** START OF INPUT MATERIAL **

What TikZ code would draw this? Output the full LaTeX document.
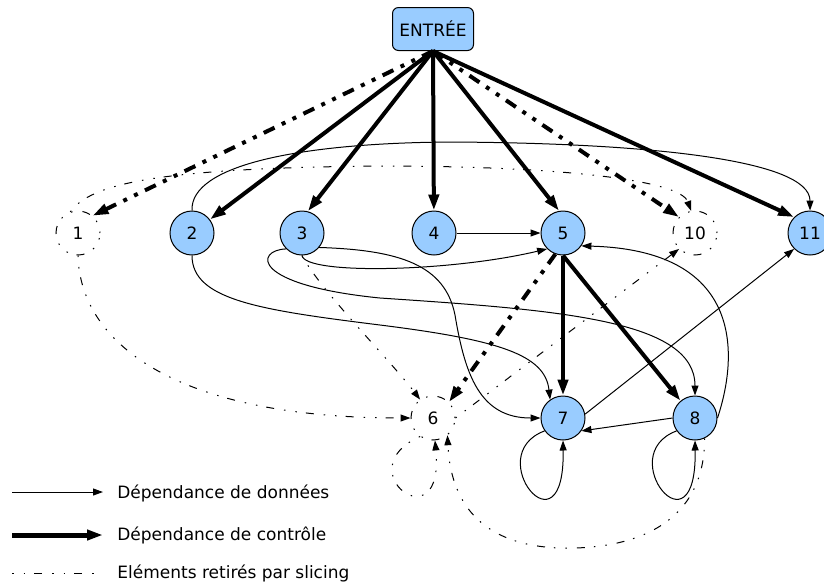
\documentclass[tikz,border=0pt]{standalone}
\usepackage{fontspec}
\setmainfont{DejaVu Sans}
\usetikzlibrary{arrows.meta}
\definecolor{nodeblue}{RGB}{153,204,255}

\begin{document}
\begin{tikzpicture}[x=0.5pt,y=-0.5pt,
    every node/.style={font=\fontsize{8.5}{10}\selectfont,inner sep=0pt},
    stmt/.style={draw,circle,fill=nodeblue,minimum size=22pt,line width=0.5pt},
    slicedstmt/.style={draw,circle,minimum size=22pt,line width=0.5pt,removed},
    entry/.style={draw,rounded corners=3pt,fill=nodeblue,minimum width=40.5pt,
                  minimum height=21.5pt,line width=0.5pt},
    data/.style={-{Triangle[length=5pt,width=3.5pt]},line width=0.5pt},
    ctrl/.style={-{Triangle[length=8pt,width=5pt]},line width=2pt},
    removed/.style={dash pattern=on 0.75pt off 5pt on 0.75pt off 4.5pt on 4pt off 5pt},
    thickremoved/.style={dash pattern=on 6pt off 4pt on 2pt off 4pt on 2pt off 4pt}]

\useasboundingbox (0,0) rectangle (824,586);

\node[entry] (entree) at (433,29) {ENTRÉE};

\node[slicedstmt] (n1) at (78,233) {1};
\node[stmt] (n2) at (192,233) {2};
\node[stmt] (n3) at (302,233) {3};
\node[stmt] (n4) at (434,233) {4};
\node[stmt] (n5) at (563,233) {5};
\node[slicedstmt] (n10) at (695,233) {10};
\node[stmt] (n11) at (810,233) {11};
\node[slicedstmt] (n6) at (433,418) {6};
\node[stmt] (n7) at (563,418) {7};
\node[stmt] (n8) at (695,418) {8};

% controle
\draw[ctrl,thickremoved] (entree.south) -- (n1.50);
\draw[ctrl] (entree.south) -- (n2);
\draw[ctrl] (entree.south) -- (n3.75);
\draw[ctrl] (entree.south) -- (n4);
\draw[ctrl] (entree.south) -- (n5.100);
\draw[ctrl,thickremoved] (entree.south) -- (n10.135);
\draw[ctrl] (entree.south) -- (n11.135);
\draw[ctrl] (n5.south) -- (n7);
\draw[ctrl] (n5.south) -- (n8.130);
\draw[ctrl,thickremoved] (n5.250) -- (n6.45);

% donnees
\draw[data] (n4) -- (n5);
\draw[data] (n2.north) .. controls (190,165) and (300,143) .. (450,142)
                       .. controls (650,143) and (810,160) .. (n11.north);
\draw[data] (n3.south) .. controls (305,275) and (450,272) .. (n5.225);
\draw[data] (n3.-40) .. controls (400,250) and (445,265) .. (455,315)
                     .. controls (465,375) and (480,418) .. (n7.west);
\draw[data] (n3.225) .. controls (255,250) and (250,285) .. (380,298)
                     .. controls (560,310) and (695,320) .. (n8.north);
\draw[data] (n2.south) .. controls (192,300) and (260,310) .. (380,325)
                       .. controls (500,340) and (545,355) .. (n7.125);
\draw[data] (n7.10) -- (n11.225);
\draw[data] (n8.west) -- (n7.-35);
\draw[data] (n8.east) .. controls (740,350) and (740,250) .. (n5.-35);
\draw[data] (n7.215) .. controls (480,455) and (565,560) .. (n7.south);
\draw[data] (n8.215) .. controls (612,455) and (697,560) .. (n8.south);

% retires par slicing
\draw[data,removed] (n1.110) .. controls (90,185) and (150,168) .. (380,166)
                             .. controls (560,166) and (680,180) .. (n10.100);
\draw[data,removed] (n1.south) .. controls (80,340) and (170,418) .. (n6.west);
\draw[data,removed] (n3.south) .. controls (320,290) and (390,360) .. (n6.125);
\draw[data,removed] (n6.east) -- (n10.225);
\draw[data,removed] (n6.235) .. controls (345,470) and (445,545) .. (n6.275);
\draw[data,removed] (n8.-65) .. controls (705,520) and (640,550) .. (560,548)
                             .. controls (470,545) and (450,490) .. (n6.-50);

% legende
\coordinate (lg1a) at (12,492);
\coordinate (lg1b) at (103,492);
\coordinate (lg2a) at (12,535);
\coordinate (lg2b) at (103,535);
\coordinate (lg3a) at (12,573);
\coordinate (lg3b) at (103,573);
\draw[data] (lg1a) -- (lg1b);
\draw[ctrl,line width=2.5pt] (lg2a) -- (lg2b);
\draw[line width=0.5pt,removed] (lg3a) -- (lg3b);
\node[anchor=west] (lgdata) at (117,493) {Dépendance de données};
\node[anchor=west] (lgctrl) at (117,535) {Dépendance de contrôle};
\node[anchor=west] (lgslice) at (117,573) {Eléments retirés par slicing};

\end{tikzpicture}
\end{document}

** END OF INPUT MATERIAL **
** START OF INPUT MATERIAL **

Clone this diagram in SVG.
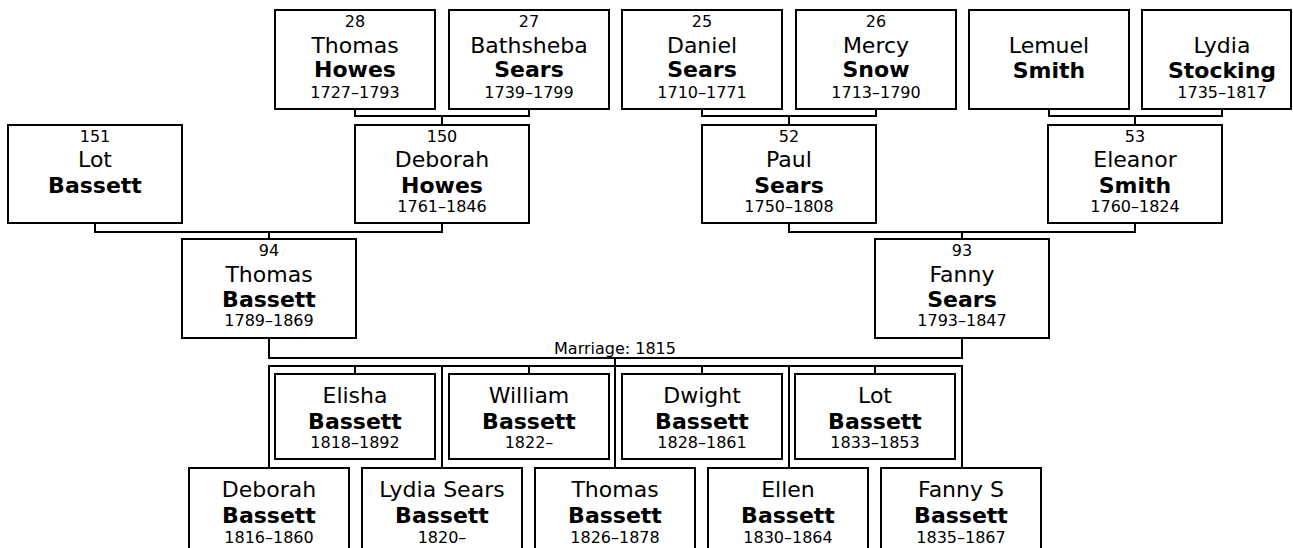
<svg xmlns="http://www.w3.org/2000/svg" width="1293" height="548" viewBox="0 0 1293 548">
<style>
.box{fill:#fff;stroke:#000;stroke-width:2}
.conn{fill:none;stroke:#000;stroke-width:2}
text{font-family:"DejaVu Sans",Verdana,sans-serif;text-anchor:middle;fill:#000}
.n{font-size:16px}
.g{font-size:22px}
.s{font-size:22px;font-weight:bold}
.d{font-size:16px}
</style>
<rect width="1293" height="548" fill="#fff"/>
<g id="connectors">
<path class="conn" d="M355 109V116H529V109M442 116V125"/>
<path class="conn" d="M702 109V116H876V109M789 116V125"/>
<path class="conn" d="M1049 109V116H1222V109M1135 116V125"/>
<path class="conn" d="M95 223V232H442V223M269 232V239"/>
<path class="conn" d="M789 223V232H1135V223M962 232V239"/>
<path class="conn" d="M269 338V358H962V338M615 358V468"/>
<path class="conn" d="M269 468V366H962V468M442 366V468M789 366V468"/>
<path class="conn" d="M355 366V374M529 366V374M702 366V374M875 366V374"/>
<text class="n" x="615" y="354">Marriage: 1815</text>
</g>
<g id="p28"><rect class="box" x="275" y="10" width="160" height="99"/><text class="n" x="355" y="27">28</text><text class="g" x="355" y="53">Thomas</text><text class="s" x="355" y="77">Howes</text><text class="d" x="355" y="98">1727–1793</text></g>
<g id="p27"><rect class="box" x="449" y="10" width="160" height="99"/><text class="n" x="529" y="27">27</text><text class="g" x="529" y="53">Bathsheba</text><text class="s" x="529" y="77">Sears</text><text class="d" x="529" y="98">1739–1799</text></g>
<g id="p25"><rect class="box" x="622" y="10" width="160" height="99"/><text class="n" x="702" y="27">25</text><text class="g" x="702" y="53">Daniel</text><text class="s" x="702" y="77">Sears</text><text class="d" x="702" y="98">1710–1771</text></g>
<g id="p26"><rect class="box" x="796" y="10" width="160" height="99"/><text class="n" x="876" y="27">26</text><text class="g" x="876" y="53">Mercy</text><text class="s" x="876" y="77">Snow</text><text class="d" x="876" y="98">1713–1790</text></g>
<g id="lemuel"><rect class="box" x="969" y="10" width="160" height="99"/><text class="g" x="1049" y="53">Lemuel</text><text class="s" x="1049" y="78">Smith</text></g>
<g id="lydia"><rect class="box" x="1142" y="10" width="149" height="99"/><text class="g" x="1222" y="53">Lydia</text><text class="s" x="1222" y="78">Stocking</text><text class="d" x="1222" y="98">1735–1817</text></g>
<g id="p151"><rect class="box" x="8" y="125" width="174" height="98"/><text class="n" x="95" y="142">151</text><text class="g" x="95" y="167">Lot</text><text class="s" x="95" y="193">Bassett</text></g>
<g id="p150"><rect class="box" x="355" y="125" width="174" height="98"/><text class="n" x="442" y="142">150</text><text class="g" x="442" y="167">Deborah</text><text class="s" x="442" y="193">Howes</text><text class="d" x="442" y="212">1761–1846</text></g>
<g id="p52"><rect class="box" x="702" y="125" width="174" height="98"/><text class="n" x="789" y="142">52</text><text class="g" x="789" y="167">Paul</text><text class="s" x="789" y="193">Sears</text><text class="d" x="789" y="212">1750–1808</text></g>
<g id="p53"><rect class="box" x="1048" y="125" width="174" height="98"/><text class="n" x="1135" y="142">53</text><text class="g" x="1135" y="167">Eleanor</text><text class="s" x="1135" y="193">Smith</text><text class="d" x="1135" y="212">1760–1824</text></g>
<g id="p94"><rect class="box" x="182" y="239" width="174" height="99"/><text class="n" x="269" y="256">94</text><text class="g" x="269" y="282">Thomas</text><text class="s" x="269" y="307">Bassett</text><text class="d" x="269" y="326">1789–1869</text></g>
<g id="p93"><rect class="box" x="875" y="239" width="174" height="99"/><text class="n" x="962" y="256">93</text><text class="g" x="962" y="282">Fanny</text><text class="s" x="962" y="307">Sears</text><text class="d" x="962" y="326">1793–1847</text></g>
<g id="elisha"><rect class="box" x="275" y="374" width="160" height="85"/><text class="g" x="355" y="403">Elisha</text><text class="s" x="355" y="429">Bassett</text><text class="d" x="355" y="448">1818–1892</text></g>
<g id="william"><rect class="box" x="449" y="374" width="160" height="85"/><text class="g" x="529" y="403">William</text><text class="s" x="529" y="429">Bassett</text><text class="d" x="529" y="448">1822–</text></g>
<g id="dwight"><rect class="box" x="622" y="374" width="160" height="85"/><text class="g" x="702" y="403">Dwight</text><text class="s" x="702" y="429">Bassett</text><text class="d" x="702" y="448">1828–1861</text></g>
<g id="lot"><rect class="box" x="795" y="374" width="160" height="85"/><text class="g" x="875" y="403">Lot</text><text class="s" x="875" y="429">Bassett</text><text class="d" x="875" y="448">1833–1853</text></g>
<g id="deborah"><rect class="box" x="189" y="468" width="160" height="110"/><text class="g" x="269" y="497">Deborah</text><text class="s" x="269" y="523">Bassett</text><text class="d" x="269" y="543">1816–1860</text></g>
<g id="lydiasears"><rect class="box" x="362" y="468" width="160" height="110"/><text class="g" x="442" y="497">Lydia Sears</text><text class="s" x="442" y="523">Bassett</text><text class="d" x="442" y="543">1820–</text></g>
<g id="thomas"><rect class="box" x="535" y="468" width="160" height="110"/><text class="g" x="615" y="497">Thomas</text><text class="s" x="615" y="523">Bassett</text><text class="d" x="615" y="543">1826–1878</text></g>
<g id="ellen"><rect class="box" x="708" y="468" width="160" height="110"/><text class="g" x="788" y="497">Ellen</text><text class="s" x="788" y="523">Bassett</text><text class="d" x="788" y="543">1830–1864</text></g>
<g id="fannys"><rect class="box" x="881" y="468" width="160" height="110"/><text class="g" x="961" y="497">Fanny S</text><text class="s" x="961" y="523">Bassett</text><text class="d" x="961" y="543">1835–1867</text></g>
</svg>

** END OF INPUT MATERIAL **

Tell how many lines in the material contain the word "this". Only the number is wanted.

2